The purpose of this book is to teach you basic skills in seeing and drawing. The purpose of this book is not to teach you to express yourself, but instead to provide you with the skills that will release you from stereotypic expression. This release in turn will open the way for you to express your individuality—your essential uniqueness—in your own way, using your own particular drawing style.
If, for a moment, we could regard your handwriting as a form of expressive drawing, we could say that you are already expressing yourself with a fundamental element of art: line.
On a sheet of paper, right in the middle of the sheet, write your own name the way you usually sign your name. Next, regard your signature from the following point of view: you are looking at a drawing which is your original creation—shaped, it is true, by the cultural influences of your life, but aren't the creations of every artist shaped by such influences?

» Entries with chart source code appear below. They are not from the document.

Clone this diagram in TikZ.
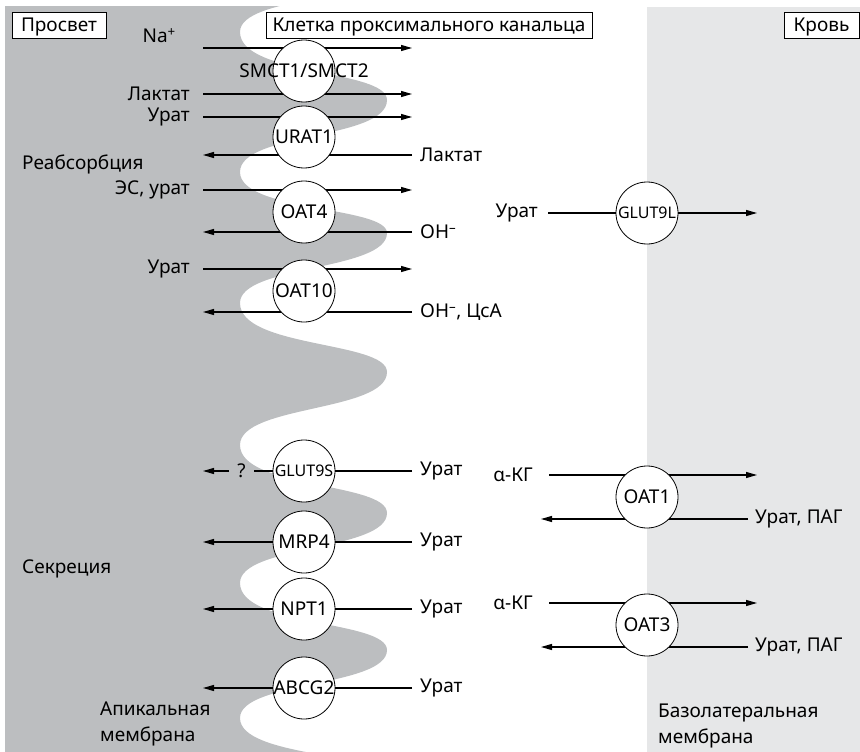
\documentclass[tikz,border=0pt]{standalone}
\usepackage{fontspec}
\setmainfont{Noto Sans}
\usetikzlibrary{arrows.meta}
\definecolor{lumengray}{HTML}{BCBEC0}
\definecolor{bloodgray}{HTML}{E6E7E8}
\tikzset{
  every node/.style={font=\fontsize{19}{26}\selectfont,inner sep=0pt},
  carrier/.style={circle,draw,fill=white,line width=0.8pt,minimum size=62pt},
  flow/.style={line width=1.1pt,-{Triangle[length=11pt,width=6pt]}},
  plain/.style={line width=1.1pt},
  tag/.style={draw,fill=white,line width=0.8pt,minimum height=26pt,
    text height=13.5pt,text depth=0pt}
}
\begin{document}
\begin{tikzpicture}[x=1pt,y=-1pt]
  \useasboundingbox (0,0) rectangle (860,752);
  \fill[bloodgray] (647,7) rectangle (860,752);
  \begin{scope}
    \clip (5,7) rectangle (430,752);
    \fill[lumengray] (0,-35) -- (387,-35)
      .. controls (387,2) and (240,-5) .. (240,32)
      .. controls (240,76) and (387,69) .. (387,100)
      .. controls (387,140) and (240,132) .. (240,172)
      .. controls (240,212) and (387,206) .. (387,233)
      .. controls (387,271) and (240,265) .. (240,303)
      .. controls (240,348) and (387,341) .. (387,372)
      .. controls (387,412) and (240,405) .. (240,445)
      .. controls (240,489) and (387,482) .. (387,513)
      .. controls (387,551) and (240,545) .. (240,583)
      .. controls (240,627) and (387,620) .. (387,650)
      .. controls (387,687) and (240,681) .. (240,718)
      .. controls (240,758) and (387,752) .. (387,780)
      -- (0,780) -- cycle;
  \end{scope}

  \node[anchor=east] (na) at (176,36) {Na\textsuperscript{+}};
  \coordinate (na1) at (203,48);
  \coordinate (na2) at (412,48);
  \draw[flow] (na1) -- (na2);
  \foreach \i/\y/\t in {la/94/Лактат,ur/117/Урат,es/190/{ЭС, урат},uo/269/Урат}{
    \node[anchor=east] (\i) at (190,\y) {\t};
    \coordinate (\i1) at (203,\y);
    \coordinate (\i2) at (412,\y);
    \draw[flow] (\i1) -- (\i2);
  }
  \foreach \i/\y/\t in {lb/155/Лактат,oh/232/OH\textsuperscript{–},
      oc/312/{OH\textsuperscript{–}, ЦсА},mu/542/Урат,nu/609/Урат,au/688/Урат}{
    \node[anchor=west] (\i) at (420,\y) {\t};
    \coordinate (\i1) at (412,\y);
    \coordinate (\i2) at (203,\y);
    \draw[flow] (\i1) -- (\i2);
  }
  \node[anchor=west] (gu) at (420,471) {Урат};
  \coordinate (gu1) at (412,471);
  \node[inner xsep=8pt] (q) at (241.5,471) {?};
  \coordinate (gu2) at (203,471);
  \draw[plain] (gu1) -- (q);
  \draw[flow] (q) -- (gu2);

  \foreach \i/\y/\t in {smct/71/{SMCT1/SMCT2},urat/137/URAT1,oatf/212/OAT4,
      oatt/291/OAT10,mrp/542/MRP4,npt/609/NPT1,abcg/688/ABCG2}
    \node[carrier] (\i) at (304,\y) {\makebox[0pt]{\t}};
  \node[carrier,font=\fontsize{16}{20}\selectfont] (glut) at (304,471)
    {\makebox[0pt]{GLUT9S}};

  \node[anchor=east] (gl) at (538,213) {Урат};
  \coordinate (gl1) at (548,213);
  \coordinate (gl2) at (757,213);
  \draw[flow] (gl1) -- (gl2);
  \node[carrier,font=\fontsize{16}{20}\selectfont] (glutl) at (647,213)
    {\makebox[0pt]{GLUT9L}};
  \foreach \i/\y in {1/497,3/625}{
    \node[anchor=east] (kg\i) at (533,\y-22) {α-КГ};
    \coordinate (ka\i) at (549,\y-22);
    \coordinate (kb\i) at (757,\y-22);
    \draw[flow] (ka\i) -- (kb\i);
    \node[anchor=west] (up\i) at (755,\y+22) {Урат, ПАГ};
    \coordinate (ua\i) at (748,\y+22);
    \coordinate (ub\i) at (541,\y+22);
    \draw[flow] (ua\i) -- (ub\i);
    \node[carrier] (oat\i) at (647,\y) {OAT\i};
  }

  \node[anchor=base west] (reab) at (22,169) {Реабсорбция};
  \node[anchor=west] (secr) at (22,569) {Секреция};
  \node[anchor=base west,align=left] (apic) at (100,741) {Апикальная\\мембрана};
  \node[anchor=base west,align=left] (baso) at (658,743) {Базолатеральная\\мембрана};

  \node[tag,minimum width=94pt] (lumen) at (59,25) {Просвет};
  \node[tag,minimum width=326pt] (cell) at (429,25) {Клетка проксимального канальца};
  \node[tag,minimum width=75pt] (blood) at (821.5,25) {Кровь};
\end{tikzpicture}
\end{document}
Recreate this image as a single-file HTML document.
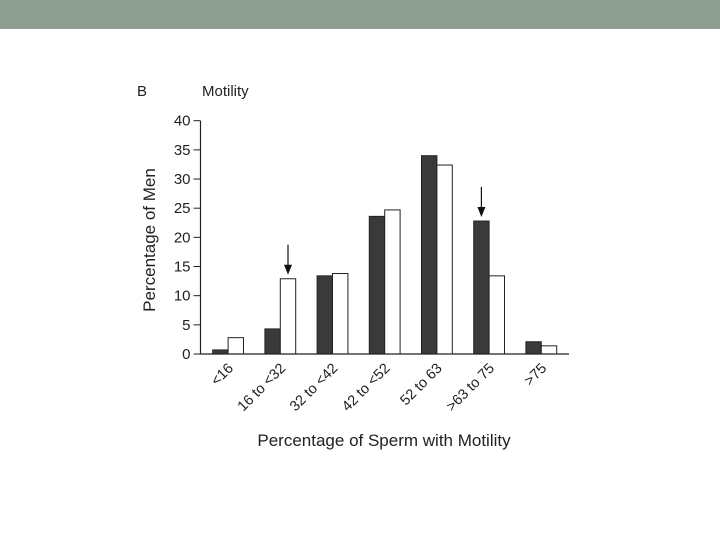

Every time you write your name, you have expressed yourself through the use of line. Your signature, "drawn" many times over, is expressive of you, just as Picasso's line is expressive of him. The line can be "read" because, in writing your name, you have used the nonverbal language of art. Let's try reading a line. There are signatures in the margin. All are the same name: Luther Gibson. Tell me, what is the first Luther Gibson like?
You would probably agree that Luther Gibson is more likely to be extroverted than introverted, more likely to wear bright colors than subtle ones, and, at least superficially, likely to be outgoing, talkative, even dramatic. Of course, these assumptions may or may not be correct, but the point is that this is how most people would read the nonverbal expression of the signature, because that's what Luther Gibson is (nonverbally) saying.
Let's look at the second Luther Gibson in the margin.
Now, look at the third signature. How would you describe him?
And another, the fourth signature.
And the last signature? How would you read that?
Now regard your own signature and respond to the nonverbal message of its line. Write your name in three different ways, each time responding to the message. Next, think back on how you responded differently to each of these signatures; recall that the name that was formed by the "drawings" did not change. What, then, were you responding to?
You were seeing and responding to the felt, individual qualities of each "drawn" line or set of lines. You responded to the felt speed of the line, the size and spacing of the marks, the muscle tension or lack of tension. All of that is precisely communicated by the line, the directional pattern or lack of pattern—in other words, by the whole signatures and all of their parts at once. A person's signature is an individual expression so unique to the writer that it is identified legally as being "owned" by that single person and none other.
Your signature, however, does more than identify you. It also expresses you and your individuality, your creativity. Your signature is true to yourself. In this sense, you already speak the nonverbal language of art: You are using the basic element of drawing, line, in an expressive way, unique to yourself.
In the chapters to follow, therefore, we won't dwell on what you can do already. Instead, the aim is to teach you how to see so that you can use your expressive, individual line to draw your perceptions.